Verizon is satisfied with its progress on fixed wireless access after adding 384,000 FWA customers in Q3, Chief Financial Officer Tony Skiadas said at a Morgan Stanley financial conference Wednesday. “It's very simple -- you plug it in and go,” he said: “There's no install. … It resonates with customers and it's very simple to use, and that's been the goal with this.” Skiadas said Verizon is now able to deploy all the licenses it purchased in the C-band auction, providing some 160 MHz of spectrum across the U.S. “Our C-band is rolled out to ... a little more than half of our cellsites,” he said. “We're very pleased with the progress thus far of the build, but we still have more to do.”

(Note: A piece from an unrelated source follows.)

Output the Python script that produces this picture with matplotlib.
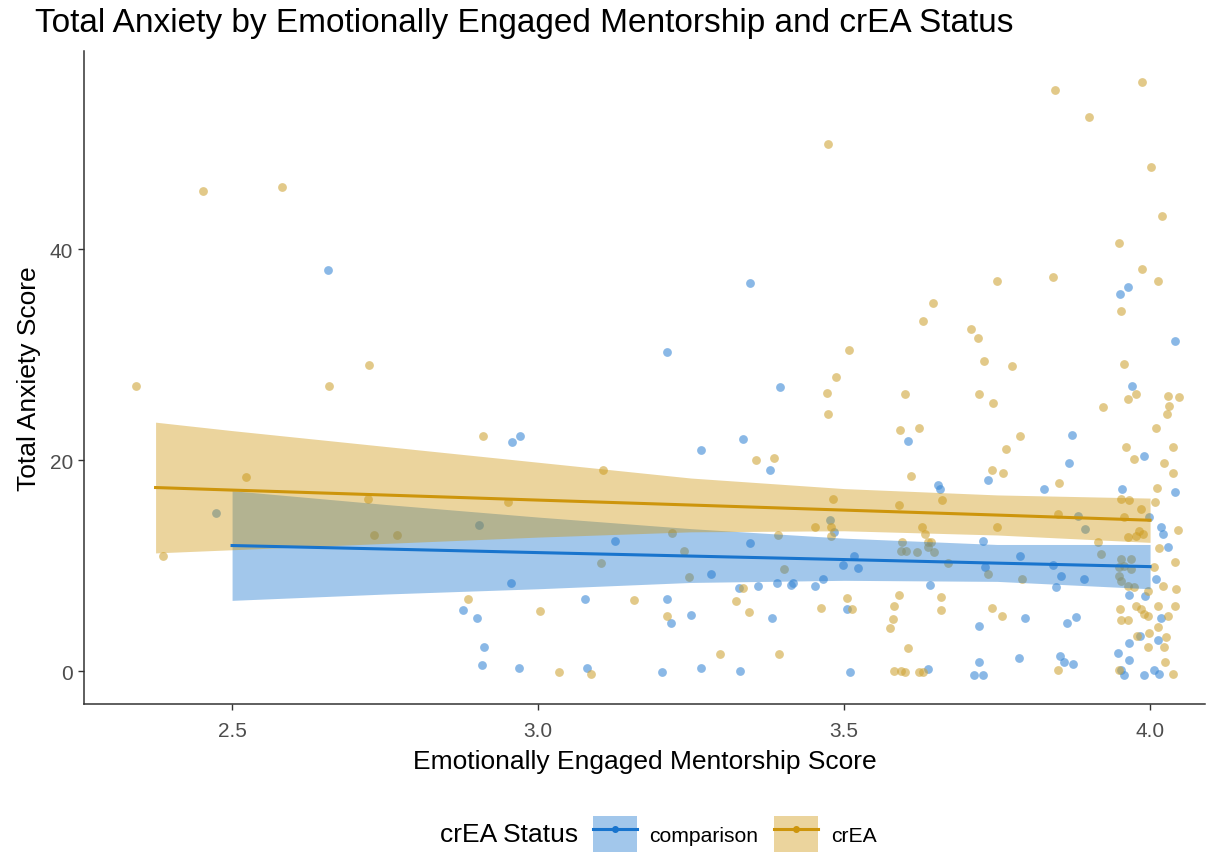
import numpy as np
import matplotlib
matplotlib.use("Agg")
import matplotlib.pyplot as plt
from matplotlib.patches import Patch
from matplotlib.lines import Line2D

plt.rcParams["font.family"] = ["Liberation Sans", "DejaVu Sans"]

# jittered scatter
comp_x = [2.474, 2.657, 2.904, 2.877, 2.900, 2.912, 2.908, 3.346, 3.211, 3.395,
          2.958, 2.971, 3.266, 3.335, 3.379, 3.477, 3.484, 3.126, 3.346, 3.283,
          2.956, 3.328, 3.359, 3.391, 3.413, 3.417, 3.453, 3.466, 3.077, 3.211,
          3.217, 3.250, 3.382, 2.969, 3.080, 3.203, 3.266, 3.330, 3.605, 3.735,
          3.654, 3.657, 3.727, 3.516, 3.498, 3.523, 3.788, 3.730, 3.641, 3.505,
          3.796, 3.721, 3.786, 3.721, 3.510, 3.637, 3.712, 3.727, 3.951, 3.964,
          4.041, 3.971, 3.873, 3.990, 3.868, 3.827, 3.954, 4.041, 3.882, 3.894,
          3.998, 4.018, 4.021, 4.029, 3.841, 3.855, 3.892, 3.846, 4.010, 3.966,
          3.992, 4.018, 3.864, 3.879, 3.984, 4.013, 3.966, 3.948, 3.853, 3.859,
          3.874, 3.966, 3.953, 3.958, 3.990, 4.007, 4.015]
comp_y = [15.0, 38.0, 13.8, 5.8, 5.0, 2.3, 0.6, 36.8, 30.3, 26.9,
          21.7, 22.3, 21.0, 22.0, 19.1, 14.3, 13.2, 12.3, 12.1, 9.2,
          8.3, 7.9, 8.1, 8.3, 8.2, 8.3, 8.1, 8.7, 6.8, 6.8,
          4.6, 5.3, 5.0, 0.3, 0.3, -0.1, 0.3, 0.0, 21.8, 18.1,
          17.6, 17.3, 12.3, 10.9, 10.1, 9.8, 10.9, 9.9, 8.2, 5.9,
          5.0, 4.3, 1.2, 0.9, -0.1, 0.2, -0.4, -0.4, 35.8, 36.4,
          31.3, 27.0, 22.4, 20.4, 19.7, 17.3, 17.3, 17.0, 14.7, 13.5,
          14.6, 13.7, 13.0, 11.8, 10.1, 9.0, 8.7, 8.0, 8.7, 7.2,
          7.1, 5.0, 4.6, 5.1, 3.3, 2.9, 2.7, 1.7, 1.4, 0.9,
          0.7, 1.0, 0.1, -0.4, -0.4, 0.1, -0.3]

crea_x = [2.453, 2.582, 2.724, 2.343, 2.658, 2.910, 2.523, 2.722, 2.732, 2.770,
          2.387, 2.886, 3.474, 3.487, 3.472, 3.474, 3.356, 3.386, 3.106, 2.951,
          3.482, 3.453, 3.479, 3.479, 3.392, 3.219, 3.239, 3.103, 3.247, 3.402,
          3.335, 3.157, 3.324, 3.003, 3.345, 3.462, 3.211, 3.297, 3.394, 3.034,
          3.087, 3.750, 3.645, 3.629, 3.708, 3.719, 3.508, 3.729, 3.775, 3.600,
          3.721, 3.743, 3.592, 3.623, 3.788, 3.765, 3.742, 3.760, 3.609, 3.660,
          3.590, 3.627, 3.750, 3.632, 3.637, 3.642, 3.595, 3.593, 3.601, 3.619,
          3.637, 3.647, 3.670, 3.735, 3.791, 3.590, 3.505, 3.658, 3.582, 3.513,
          3.658, 3.742, 3.758, 3.580, 3.575, 3.605, 3.582, 3.593, 3.600, 3.623,
          3.629, 3.845, 3.987, 3.900, 4.002, 4.020, 3.949, 3.841, 3.987, 4.013,
          3.953, 3.958, 3.964, 3.977, 4.029, 4.047, 4.031, 4.028, 3.923, 4.010,
          3.961, 4.038, 3.974, 4.023, 4.038, 3.851, 4.011, 3.953, 3.966, 4.008,
          3.985, 3.850, 3.958, 4.046, 3.982, 3.989, 3.964, 3.977, 3.915, 3.920,
          4.015, 4.041, 3.953, 3.969, 3.949, 3.958, 3.969, 4.007, 3.949, 3.953,
          3.964, 3.974, 4.021, 4.042, 3.997, 4.013, 4.041, 3.977, 3.985, 3.990,
          3.997, 3.951, 3.953, 3.964, 4.029, 4.013, 3.998, 3.979, 4.026, 3.997,
          4.023, 4.025, 3.850, 3.949, 4.038]
crea_y = [45.5, 45.9, 29.0, 27.0, 27.0, 22.3, 18.4, 16.3, 12.9, 12.9,
          10.9, 6.8, 50.0, 27.9, 26.4, 24.4, 20.0, 20.2, 19.1, 16.0,
          16.3, 13.7, 13.7, 12.8, 12.9, 13.1, 11.4, 10.2, 8.9, 9.7,
          7.9, 6.7, 6.6, 5.7, 5.6, 6.0, 5.2, 1.6, 1.6, -0.1,
          -0.3, 37.0, 34.9, 33.2, 32.4, 31.6, 30.4, 29.4, 28.9, 26.3,
          26.3, 25.4, 22.9, 23.0, 22.3, 21.1, 19.1, 18.8, 18.5, 16.2,
          15.7, 13.7, 13.7, 13.0, 12.2, 12.2, 12.2, 11.4, 11.4, 11.3,
          11.8, 11.3, 10.2, 9.2, 8.7, 7.2, 6.9, 7.0, 6.2, 5.9,
          5.8, 6.0, 5.2, 4.9, 4.1, 2.2, 0.0, 0.0, -0.1, -0.1,
          -0.1, 55.1, 55.9, 52.5, 47.8, 43.2, 40.6, 37.4, 38.1, 37.0,
          34.1, 29.1, 25.8, 26.3, 26.1, 26.0, 25.1, 24.4, 25.0, 23.0,
          21.2, 21.2, 20.1, 19.7, 18.8, 17.8, 17.4, 16.3, 16.2, 16.0,
          15.4, 14.9, 14.6, 13.4, 13.3, 13.0, 12.7, 12.8, 12.2, 11.1,
          11.7, 10.3, 10.6, 10.6, 9.9, 10.0, 9.7, 9.9, 9.0, 8.5,
          8.1, 8.0, 8.1, 7.8, 7.6, 6.2, 6.2, 6.2, 5.9, 5.4,
          5.2, 5.9, 4.8, 4.8, 5.2, 4.2, 3.6, 3.3, 3.2, 2.3,
          2.3, 0.9, 0.1, 0.1, -0.3]

# lm fit + 95% band
comp_fit_x = [2.5, 2.75, 3.0, 3.25, 3.5, 3.75, 4.0]
comp_fit = [11.9, 11.57, 11.23, 10.9, 10.57, 10.23, 9.9]
comp_lo = [6.7, 7.3, 7.8, 8.4, 8.6, 8.5, 7.8]
comp_hi = [17.1, 15.8, 14.6, 13.5, 12.6, 12.0, 12.0]

crea_fit_x = [2.375, 2.5, 2.75, 3.0, 3.25, 3.5, 3.75, 4.0]
crea_fit = [17.4, 17.16, 16.69, 16.21, 15.74, 15.26, 14.79, 14.3]
crea_lo = [11.2, 11.5, 12.1, 12.7, 13.2, 13.3, 12.9, 12.2]
crea_hi = [23.6, 22.8, 21.3, 19.8, 18.3, 17.3, 16.7, 16.4]

groups = ["comparison", "crEA"]
line_colors = {"comparison": "#1874CD", "crEA": "#CD950C"}
point_colors = {"comparison": "#3D8AD6", "crEA": "#CFA53A"}

points = {"comparison": (comp_x, comp_y), "crEA": (crea_x, crea_y)}
fits = {"comparison": (comp_fit_x, comp_fit, comp_lo, comp_hi),
        "crEA": (crea_fit_x, crea_fit, crea_lo, crea_hi)}

fig = plt.figure(figsize=(12.24, 8.53), dpi=100)
ax = fig.add_axes([0.0686, 0.1735, 0.916, 0.7655])

for g in groups:
    gx, gy = points[g]
    ax.scatter(gx, gy, s=40, color=point_colors[g], alpha=0.6, linewidths=0, zorder=2)
for g in groups:
    fx, fm, flo, fhi = fits[g]
    ax.fill_between(fx, flo, fhi, color=line_colors[g], alpha=0.4, linewidth=0, zorder=3)
    ax.plot(fx, fm, color=line_colors[g], linewidth=2.2, zorder=4)

ax.set_xlim(2.258, 4.09)
ax.set_ylim(-3.13, 58.8)
ax.set_xticks([2.5, 3.0, 3.5, 4.0])
ax.set_xticklabels(["2.5", "3.0", "3.5", "4.0"])
ax.set_yticks([0, 20, 40])
ax.tick_params(labelcolor="#4D4D4D", labelsize=15, length=4, width=1, color="#333333")
ax.tick_params(axis="x", pad=8)
ax.tick_params(axis="y", pad=4)
for side in ["top", "right"]:
    ax.spines[side].set_visible(False)
for side in ["left", "bottom"]:
    ax.spines[side].set_color("#333333")
    ax.spines[side].set_linewidth(1.1)

ax.set_xlabel("Emotionally Engaged Mentorship Score", fontsize=19, labelpad=7)
ax.set_ylabel("Total Anxiety Score", fontsize=19, labelpad=6)
fig.text(0.029, 0.972, "Total Anxiety by Emotionally Engaged Mentorship and crEA Status",
         fontsize=24, va="center", ha="left")

handles = []
for g in groups:
    handles.append((Patch(facecolor=line_colors[g], alpha=0.4, linewidth=0),
                    Line2D([], [], color=line_colors[g], linewidth=2.2, marker="o",
                           markersize=4)))
fig.text(0.3595, 0.021, "crEA Status", fontsize=19, va="center", ha="left")
fig.legend(handles, groups, loc="center left", bbox_to_anchor=(0.4845, 0.021),
           ncol=2, frameon=False, fontsize=15.2, handlelength=2.08, handleheight=2.2,
           handletextpad=0.6, columnspacing=0.75, borderaxespad=0, borderpad=0)

fig.savefig("out.png", dpi=100)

Despite a slow start, open radio access networks are starting to build momentum, including in the U.S., speakers said Tuesday during an Informa Tech webinar. Getting the timing right will be difficult but “the commitment is there from large operators” to move to open networks, said Gabriel Brown, senior principal analyst-mobile networks & 5G at Heavy Reading. Vodafone, Deutsche Telekom and other big European operators are committed to ORAN, he said. In the U.S., ORAN has gone “a little slower than some anticipated” but U.S. carriers are “pioneering” virtual RAN and cloud RAN, he said. Brown also noted Dish Network’s deployment of ORAN technology in its network build. “We’re starting to see it pick up in other regions,” he said. Japan’s Docomo is probably the biggest incumbent so far, he said. Vodafone had its first ORAN deployment in 2019 in the U.K., said Lucia De Miguel Albertos, senior ORAN manager. ORAN requires “continuous work,” she said. “It takes months of efforts, even years … to have a good performance,” she said. Vodafone decided as part of its ORAN program that it had to serve as its own system integrator, Albertos said. In the U.K., Vodafone started its deployment using Samsung as system integrator but plans to take on those responsibilities if all goes as planned, she said. ORAN “is no longer a concept. We have seen it being deployed commercially by many” major carriers “across the globe,” said Prakash Desai, senior director-product management at ORAN company Wind River. The network performance metrics operators are seeing are “at par or better, in some cases, than traditional networks,” he said. Work remains on ORAN standardization, including on the RAN intelligent controller, data operation, automation and accelerating apps, he said. “Interoperability is always complex,” he said. “What is needed now is scale -- more and more tier-one [operators] to jump on the bandwagon and say, ‘Yes, we can do it,’” Desai said. Wind River has worked with Verizon to deploy more than 30,000 virtual nodes carrying network traffic, he said. Verizon’s 5G network covers the New York metro area “and there cannot be a more dense urban network than New York City,” he said: Virtualized nodes have been deployed there and working for more than two years.